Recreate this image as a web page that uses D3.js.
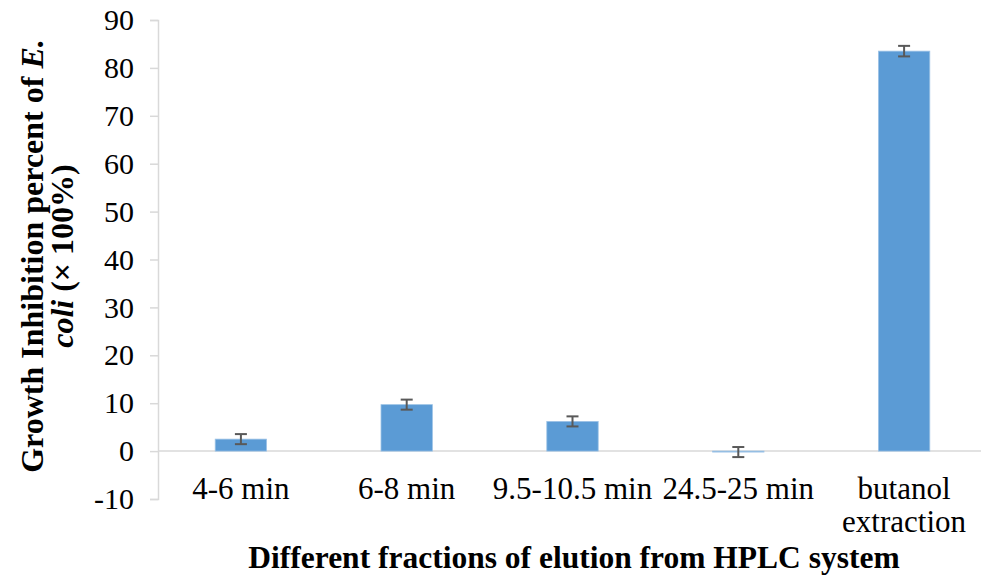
<!DOCTYPE html>
<html>
<head>
<meta charset="utf-8">
<script src="https://cdn.jsdelivr.net/npm/d3@7"></script>
<style>
  html, body { margin: 0; padding: 0; background: #fff; }
  svg { display: block; }
</style>
</head>
<body>
<svg id="chart" width="981" height="586" font-family="Liberation Serif, Times New Roman, serif"></svg>
<script>
// Growth inhibition of E. coli by HPLC elution fractions
const categories = ["4-6 min", "6-8 min", "9.5-10.5 min", "24.5-25 min", "butanol extraction"];
const categoryLines = [["4-6 min"], ["6-8 min"], ["9.5-10.5 min"], ["24.5-25 min"], ["butanol", "extraction"]];
const inhibition = [2.5, 9.7, 6.2, -0.2, 83.5];
const errors = [1.05, 1.05, 1.05, 1.05, 1.1];
const yTicks = [-10, 0, 10, 20, 30, 40, 50, 60, 70, 80, 90];

const serif = "Liberation Serif, Times New Roman, serif";
const svg = d3.select("#chart");
const W = 981;

const x = d3.scaleBand()
  .domain(categories)
  .range([158, 987])
  .paddingInner(0.69)
  .paddingOuter(0.345);

const y = d3.scaleLinear().domain([-10, 90]).range([499, 20]);

const axisColor = "#d9d9d9";

// y axis
const yAxis = svg.append("g")
  .attr("transform", "translate(158,0)")
  .call(d3.axisLeft(y).tickValues(yTicks).tickSize(8).tickPadding(16).tickFormat(d => String(d)));
yAxis.attr("font-family", serif).attr("font-size", 30);
yAxis.select(".domain").attr("stroke", axisColor).attr("stroke-width", 1.5);
yAxis.selectAll(".tick line").attr("stroke", axisColor).attr("stroke-width", 1.5);
yAxis.selectAll(".tick text").attr("fill", "#000");

// zero baseline
svg.append("line")
  .attr("x1", 158).attr("x2", W)
  .attr("y1", y(0)).attr("y2", y(0))
  .attr("stroke", axisColor).attr("stroke-width", 1.5);

const data = categories.map((c, i) => ({ c, v: inhibition[i], e: errors[i] }));

// bars
svg.append("g").selectAll("rect")
  .data(data)
  .join("rect")
  .attr("x", d => x(d.c))
  .attr("width", x.bandwidth())
  .attr("y", d => y(Math.max(0, d.v)))
  .attr("height", d => Math.abs(y(d.v) - y(0)))
  .attr("fill", "#5b9bd5")
  .attr("stroke", "#9dc3e6")
  .attr("stroke-width", 0.8);

// error bars
const eg = svg.append("g").attr("stroke", "#595959").attr("stroke-width", 2).attr("fill", "none");
data.forEach(d => {
  const cx = x(d.c) + x.bandwidth() / 2;
  const top = y(d.v + d.e), bot = y(d.v - d.e);
  eg.append("line").attr("x1", cx).attr("x2", cx).attr("y1", top).attr("y2", bot);
  eg.append("line").attr("x1", cx - 6).attr("x2", cx + 6).attr("y1", top).attr("y2", top);
  eg.append("line").attr("x1", cx - 6).attr("x2", cx + 6).attr("y1", bot).attr("y2", bot);
});

// category labels
const xl = svg.append("g").attr("font-family", serif).attr("font-size", 31);
categories.forEach((c, i) => {
  const cx = x(c) + x.bandwidth() / 2;
  const t = xl.append("text")
    .attr("x", cx)
    .attr("y", 499)
    .attr("text-anchor", "middle");
  categoryLines[i].forEach((line, j) => {
    t.append("tspan")
      .attr("x", cx)
      .attr("dy", j === 0 ? 0 : 33)
      .text(line);
  });
});

// x axis title
svg.append("text")
  .attr("x", 574)
  .attr("y", 568)
  .attr("text-anchor", "middle")
  .attr("font-family", serif)
  .attr("font-size", 31.5)
  .attr("font-weight", "bold")
  .text("Different fractions of elution from HPLC system");

// y axis title (two lines)
const yt = svg.append("g")
  .attr("transform", "translate(0,256) rotate(-90)")
  .attr("font-family", serif)
  .attr("font-size", 32)
  .attr("font-weight", "bold")
  .attr("text-anchor", "middle");
const l1 = yt.append("text").attr("x", 0).attr("y", 43);
l1.append("tspan").text("Growth Inhibition percent of ");
l1.append("tspan").attr("font-style", "italic").text("E.");
const l2 = yt.append("text").attr("x", 0).attr("y", 73);
l2.append("tspan").attr("font-style", "italic").text("coli");
l2.append("tspan").text(" (× 100%)");
</script>
</body>
</html>
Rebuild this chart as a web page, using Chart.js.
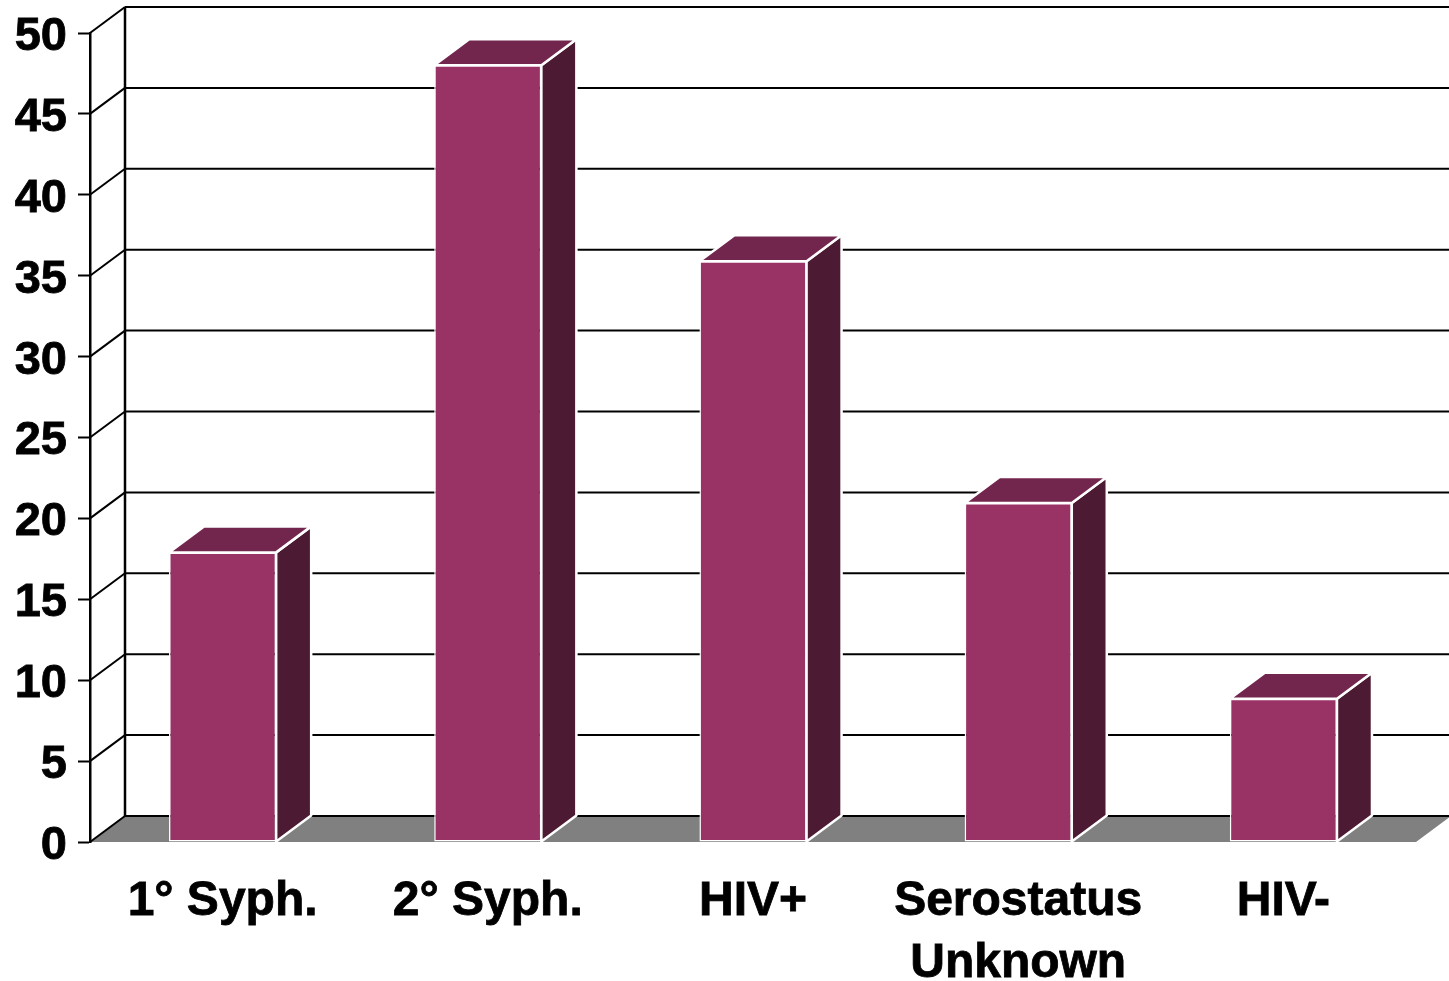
<!DOCTYPE html>
<html>
<head>
<meta charset="utf-8">
<title>Chart</title>
<style>
    html, body { margin: 0; padding: 0; background: #fff; overflow: hidden; }
    canvas { display: block; }
</style>
<script src="https://cdn.jsdelivr.net/npm/chart.js@4"></script>
</head>
<body>
<canvas id="grafico" width="1449" height="981"></canvas>
<script>
// Chart data
const categories = ['1° Syph.', '2° Syph.', 'HIV+', ['Serostatus', 'Unknown'], 'HIV-'];
const values = [17.9, 48, 35.9, 20.95, 8.85];
const yTicks = [0, 5, 10, 15, 20, 25, 30, 35, 40, 45, 50];

// Depth of the fake 3D box, in pixels
const depthX = 35;
const depthY = 26;

// Back wall, floor and grid lines, drawn behind everything
const wallPlugin = {
    id: 'wall',
    beforeDatasetsDraw(chart) {
        const ctx = chart.ctx;
        const y = chart.scales.y;
        const left = chart.chartArea.left;
        const right = chart.chartArea.right;
        const zero = y.getPixelForValue(0);
        const top = y.getPixelForValue(50);

        ctx.save();

        // Floor
        ctx.fillStyle = '#808080';
        ctx.beginPath();
        ctx.moveTo(left, zero);
        ctx.lineTo(left + depthX, zero - depthY);
        ctx.lineTo(right + depthX, zero - depthY);
        ctx.lineTo(right, zero);
        ctx.closePath();
        ctx.fill();

        // Back wall lines and the diagonals on the side wall
        ctx.strokeStyle = '#000';
        ctx.lineWidth = 2;
        for (const v of yTicks) {
            const py = y.getPixelForValue(v);
            ctx.beginPath();
            ctx.moveTo(left + depthX, py - depthY);
            ctx.lineTo(right + depthX, py - depthY);
            ctx.stroke();
            ctx.beginPath();
            ctx.moveTo(left, py);
            ctx.lineTo(left + depthX, py - depthY);
            ctx.stroke();
        }

        // Vertical back edge
        ctx.lineWidth = 2.5;
        ctx.beginPath();
        ctx.moveTo(left + depthX, top - depthY);
        ctx.lineTo(left + depthX, zero - depthY);
        ctx.stroke();

        // Top and side of each bar
        const barras = chart.getDatasetMeta(0).data;
        ctx.strokeStyle = '#fff';
        ctx.lineWidth = 2.5;
        ctx.lineJoin = 'round';
        for (const barra of barras) {
            const p = barra.getProps(['x', 'y', 'width', 'base'], true);
            const x0 = p.x - p.width / 2;
            const x1 = p.x + p.width / 2;

            ctx.fillStyle = '#4d1a33';
            ctx.beginPath();
            ctx.moveTo(x1, p.y);
            ctx.lineTo(x1 + depthX, p.y - depthY);
            ctx.lineTo(x1 + depthX, p.base - depthY);
            ctx.lineTo(x1, p.base);
            ctx.closePath();
            ctx.fill();
            ctx.stroke();

            ctx.fillStyle = '#73264d';
            ctx.beginPath();
            ctx.moveTo(x0, p.y);
            ctx.lineTo(x0 + depthX, p.y - depthY);
            ctx.lineTo(x1 + depthX, p.y - depthY);
            ctx.lineTo(x1, p.y);
            ctx.closePath();
            ctx.fill();
            ctx.stroke();
        }

        ctx.restore();
    }
};

const fonteX = { family: '"Liberation Sans", Arial, sans-serif', size: 48, weight: 'bold', lineHeight: 1.29 };
const fonteY = { family: '"Liberation Sans", Arial, sans-serif', size: 47, weight: 'bold', lineHeight: 1.29 };

new Chart(document.getElementById('grafico'), {
    type: 'bar',
    data: {
        labels: categories,
        datasets: [{
            data: values,
            backgroundColor: '#993366',
            borderColor: '#fff',
            borderWidth: 1.5,
            borderSkipped: false,
            barPercentage: 0.404,
            categoryPercentage: 1
        }]
    },
    plugins: [wallPlugin],
    options: {
        responsive: false,
        animation: false,
        layout: { padding: { top: 33, right: 33, left: 0, bottom: 0 } },
        plugins: {
            legend: { display: false },
            tooltip: { enabled: false }
        },
        scales: {
            x: {
                grid: { display: false },
                border: { display: false },
                ticks: {
                    color: '#000',
                    font: fonteX,
                    padding: 21,
                    maxRotation: 0,
                    minRotation: 0,
                    autoSkip: false,
                    textStrokeColor: '#000',
                    textStrokeWidth: 0.8
                },
                afterFit(scale) { scale.height = 139; }
            },
            y: {
                min: 0,
                max: 50,
                afterBuildTicks(scale) { scale.ticks = yTicks.map(v => ({ value: v })); },
                grid: {
                    drawOnChartArea: false,
                    drawTicks: true,
                    tickLength: 12,
                    tickColor: '#000',
                    tickWidth: 2
                },
                border: { display: true, color: '#000', width: 2.5 },
                ticks: {
                    color: '#000',
                    font: fonteY,
                    padding: 11,
                    labelOffset: 4,
                    textStrokeColor: '#000',
                    textStrokeWidth: 0.8
                },
                afterFit(scale) {
                    // Only the layout padding should set the top of the plot
                    scale.width = 90;
                    scale.paddingTop = 0;
                    scale.paddingBottom = 0;
                }
            }
        }
    }
});
</script>
</body>
</html>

▶ _Instructions for the task_
Everything from the top line of the data down to and including the line with "const W = 981;" is to be copied, except the pictures.

▶ _Written reply_
Recreate this image as a web page that uses D3.js.
<!DOCTYPE html>
<html>
<head>
<meta charset="utf-8">
<script src="https://cdn.jsdelivr.net/npm/d3@7"></script>
<style>
  html, body { margin: 0; padding: 0; background: #fff; }
  svg { display: block; }
</style>
</head>
<body>
<svg id="chart" width="981" height="586" font-family="Liberation Serif, Times New Roman, serif"></svg>
<script>
// Growth inhibition of E. coli by HPLC elution fractions
const categories = ["4-6 min", "6-8 min", "9.5-10.5 min", "24.5-25 min", "butanol extraction"];
const categoryLines = [["4-6 min"], ["6-8 min"], ["9.5-10.5 min"], ["24.5-25 min"], ["butanol", "extraction"]];
const inhibition = [2.5, 9.7, 6.2, -0.2, 83.5];
const errors = [1.05, 1.05, 1.05, 1.05, 1.1];
const yTicks = [-10, 0, 10, 20, 30, 40, 50, 60, 70, 80, 90];

const serif = "Liberation Serif, Times New Roman, serif";
const svg = d3.select("#chart");
const W = 981;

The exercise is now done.